Pep[;e who have fled for their lives leaving a boat being met by Border Control.

Digital Lifelines Are Not Optional: They Are Human Rights Infrastructure

Yesterday’s announcement that Home Office authorities can now seize mobile phones from people deemed to be in the UK illegally without arresting them, and even check their mouths for concealed SIM cards, is deeply concerning. Furthermore, this new piece of legislation also notes that authorised actors of the state can also take biometric information from individuals. 

For us, this raises a deeper question that goes far beyond any single policy decision: what happens when the state expands its digital reach faster than it strengthens its safeguards? What happens, really, when this is happening in a democracy moving further to the right?

For people fleeing conflict, persecution, or trafficking, a phone is not a luxury. It is the only route to legal representation, healthcare, support, contact with family, evidence‑gathering for asylum claims, protection from exploitation.

We know from multiple evaluations of digital inclusion programmes that access to a device and data is directly tied to safety, wellbeing, and the ability to exercise rights. When digital access is removed or restricted, people’s health deteriorates, their isolation increases, and their ability to navigate essential services collapses.

In other words: digital access is a lifeline, not a loophole.

The slow creep of state powers deserves more scrutiny

The UK’s own State of Digital Government Review acknowledges that the public sector now holds vast digital capacity, with over £26bn spent annually and millions of interactions mediated through digital systems. Yet the same review warns that many of these systems were not designed for a digital age, and that oversight, transparency, and accountability have not kept pace.

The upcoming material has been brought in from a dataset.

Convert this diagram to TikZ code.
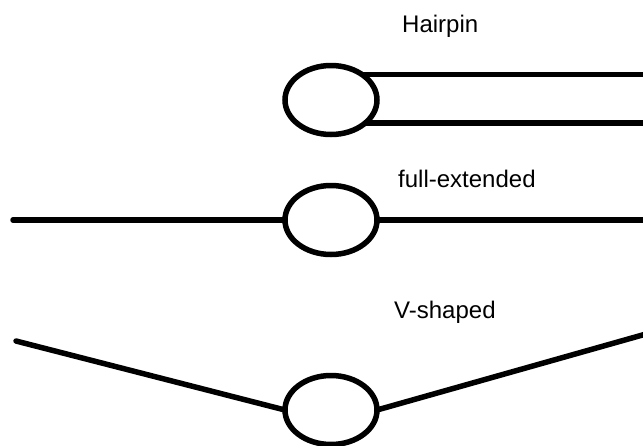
\documentclass[tikz,border=0pt]{standalone}
\usepackage{fontspec}
\setmainfont{Liberation Sans}
\usetikzlibrary{shapes.geometric}
\begin{document}
\begin{tikzpicture}[x=1pt,y=-1pt,
  loopnode/.style={ellipse,draw,line width=5.5pt,minimum width=92pt,minimum height=69pt,inner sep=0pt,outer sep=0pt},
  strand/.style={line width=5.5pt,line cap=round},
  lbl/.style={anchor=base west,inner sep=0pt,font=\fontsize{24}{28}\selectfont}]
\useasboundingbox[fill=white] (0,0) rectangle (643,445);
% Hairpin
\node[lbl] (t1) at (402,32) {Hairpin};
\node[loopnode] (h) at (331,100) {};
\coordinate (hR) at (646,100);
\draw[strand,line cap=butt] (h.39) -- (h.39 -| hR);
\draw[strand,line cap=butt] (h.-34) -- (h.-34 -| hR);
% full-extended
\node[lbl] (t2) at (398,187) {full-extended};
\node[loopnode] (f) at (331,220) {};
\coordinate (fL) at (13,220);
\coordinate (fR) at (646,220);
\draw[strand] (fL) -- (f.west);
\draw[strand,line cap=butt] (f.east) -- (fR);
% V-shaped
\node[lbl] (t3) at (394,318) {V-shaped};
\node[loopnode] (v) at (331,410) {};
\coordinate (vL) at (16,341);
\coordinate (vR) at (646,334);
\draw[strand] (vL) -- (v.west);
\draw[strand,line cap=butt] (v.east) -- (vR);
\end{tikzpicture}
\end{document}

This matters, because every new power layered onto a digital system risks reducing previous freedoms, normalising ‘exceptional’ measures, expanding surveillance without proportionality tests and creating data trails that outlive the policy that created them, that could be used in ways we can barely imagine to control and limit our lives.

When the state gains new powers over people already in precarious situations, the burden of proof must be higher, not lower.

Three Questions We Should All Be Asking

1. Do we have safeguards that genuinely minimise the loss of previous freedoms?

Safeguards cannot be theoretical. They must be independently monitored, transparent, challengeable and designed with the people most affected.

At present, many digital systems across government lack these foundations — a gap highlighted repeatedly in official reviews.

2. Will there be meaningful intelligence to judge whether these powers are proportionate?

Proportionality requires evidence, impact assessments, rights‑based analysis and ongoing evaluation. Without this, “proportionate” becomes a political claim rather than a measurable standard. 

3. Is this subject to regular, independent review?

Any expansion of state power should come with:

  • Short term clauses for review
  • independent oversight
  • public reporting
  • mechanisms for civil society challenge

If the review mechanisms are weaker than the powers themselves, the balance is already lost.

And our fourth question: Do we actually care, as a society,  about the people behind these policies?

Those of us working directly in the places where people are moved, the so‑called “hotels” that are in reality the most basic, isolating forms of accommodation, see the truth every day. We know that even the idea of offering people access to former barracks in disrepair sparks public outrage. Yet the outrage is rarely about the conditions people are forced to live in. It’s about their presence.

So we have to ask: where is our humanity? Where is our shared care?

If we can ‘tolerate’ people living in institutional spaces designed for containment rather than dignity, then the question is no longer about policy design. It’s about who we are becoming and what freedoms we are willing to let erode when the people affected are those with the least power to resist.

Digital Rights Are Human Rights and They Must Be Defended Proactively

We cannot treat digital access as a side issue when it is now the primary route to justice, safety, and participation. Nor can we allow the slow normalisation of expanded state powers to go unchallenged simply because they are digital, invisible, or framed as administrative efficiency.

The question is not whether the state can do these things. It is whether it should and under what conditions.

If we want a society where digital systems uphold rights rather than erode them, we need stronger safeguards with transparent oversight. We should expect proportionate, deeply scrutinised powers within a commitment to centring the experiences of those most affected.

Every day in our work, we see families living in limbo, people navigating unimaginable trauma in spaces that offer no privacy, digital isolation compounding emotional isolation and rights that barely exist on paper and increasingly not in practice.

And we also see the public reaction. Not outrage at the conditions, but outrage at the idea that people seeking safety might be treated with even a fraction of dignity.

So the question becomes unavoidable: where is our shared care?

If we can accept these conditions for some people, we normalise them for all people. The erosion of rights always begins at the margins.

This is why digital lifelines matter. This is why safeguards matter. This is why proportionality and oversight matter. Because when humanity is already stretched thin, the expansion of state powers without robust checks doesn’t just risk harm, it guarantees it.